═════ EXERCISE MATERIAL
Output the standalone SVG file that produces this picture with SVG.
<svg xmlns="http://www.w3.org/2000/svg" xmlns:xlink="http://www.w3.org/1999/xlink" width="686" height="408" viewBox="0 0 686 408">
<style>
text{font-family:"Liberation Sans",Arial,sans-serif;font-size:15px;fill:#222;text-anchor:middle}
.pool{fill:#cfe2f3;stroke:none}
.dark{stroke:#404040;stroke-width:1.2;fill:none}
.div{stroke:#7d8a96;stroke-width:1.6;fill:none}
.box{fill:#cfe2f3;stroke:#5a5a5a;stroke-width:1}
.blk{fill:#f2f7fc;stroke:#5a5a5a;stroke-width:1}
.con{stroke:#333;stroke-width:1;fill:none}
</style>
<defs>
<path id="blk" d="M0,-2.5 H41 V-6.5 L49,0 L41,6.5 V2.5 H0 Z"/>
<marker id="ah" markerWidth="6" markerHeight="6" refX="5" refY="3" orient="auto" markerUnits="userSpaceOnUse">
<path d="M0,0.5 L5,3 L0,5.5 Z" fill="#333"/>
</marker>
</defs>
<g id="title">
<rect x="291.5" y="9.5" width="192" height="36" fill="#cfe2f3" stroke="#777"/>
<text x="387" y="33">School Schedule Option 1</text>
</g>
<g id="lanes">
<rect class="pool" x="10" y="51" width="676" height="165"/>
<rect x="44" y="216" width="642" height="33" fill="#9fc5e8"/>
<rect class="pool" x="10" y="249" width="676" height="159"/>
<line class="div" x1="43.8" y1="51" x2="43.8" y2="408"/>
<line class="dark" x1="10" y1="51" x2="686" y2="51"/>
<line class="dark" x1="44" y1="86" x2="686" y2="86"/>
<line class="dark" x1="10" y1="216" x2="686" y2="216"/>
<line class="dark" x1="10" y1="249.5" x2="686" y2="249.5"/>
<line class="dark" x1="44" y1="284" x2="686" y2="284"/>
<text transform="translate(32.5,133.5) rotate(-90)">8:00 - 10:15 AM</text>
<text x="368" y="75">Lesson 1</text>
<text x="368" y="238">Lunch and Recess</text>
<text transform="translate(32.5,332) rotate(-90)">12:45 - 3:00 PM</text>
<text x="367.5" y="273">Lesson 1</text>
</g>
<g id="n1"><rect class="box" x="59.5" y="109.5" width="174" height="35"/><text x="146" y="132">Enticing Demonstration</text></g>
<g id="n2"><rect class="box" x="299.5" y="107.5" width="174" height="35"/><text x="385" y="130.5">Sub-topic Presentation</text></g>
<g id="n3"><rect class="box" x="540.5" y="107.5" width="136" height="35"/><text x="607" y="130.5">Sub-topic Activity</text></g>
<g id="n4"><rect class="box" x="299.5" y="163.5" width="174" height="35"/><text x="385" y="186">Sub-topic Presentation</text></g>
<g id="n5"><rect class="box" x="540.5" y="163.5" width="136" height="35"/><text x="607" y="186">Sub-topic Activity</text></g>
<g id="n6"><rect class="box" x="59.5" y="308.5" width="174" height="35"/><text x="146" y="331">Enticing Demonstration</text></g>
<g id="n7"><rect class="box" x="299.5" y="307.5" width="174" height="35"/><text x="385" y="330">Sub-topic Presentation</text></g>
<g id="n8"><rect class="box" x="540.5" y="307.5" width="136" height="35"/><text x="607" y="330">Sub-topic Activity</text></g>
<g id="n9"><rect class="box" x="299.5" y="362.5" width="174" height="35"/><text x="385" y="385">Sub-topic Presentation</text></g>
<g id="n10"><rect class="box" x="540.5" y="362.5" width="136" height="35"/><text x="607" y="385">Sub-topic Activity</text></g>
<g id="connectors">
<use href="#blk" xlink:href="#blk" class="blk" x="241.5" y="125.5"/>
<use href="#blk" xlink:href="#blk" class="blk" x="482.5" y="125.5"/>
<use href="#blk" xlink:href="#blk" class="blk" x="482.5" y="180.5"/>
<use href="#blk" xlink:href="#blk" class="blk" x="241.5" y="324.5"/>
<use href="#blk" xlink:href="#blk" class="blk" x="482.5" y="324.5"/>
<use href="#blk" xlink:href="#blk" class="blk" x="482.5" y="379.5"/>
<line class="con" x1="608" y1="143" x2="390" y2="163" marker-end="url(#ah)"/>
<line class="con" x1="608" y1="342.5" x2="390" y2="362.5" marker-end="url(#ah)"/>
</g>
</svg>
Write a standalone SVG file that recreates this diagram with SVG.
══════════
> EXERCISE REQUIREMENTS: Tell how many lines of the data above hold the string "standalone". Give only the number.

> TASK SOLUTION: 2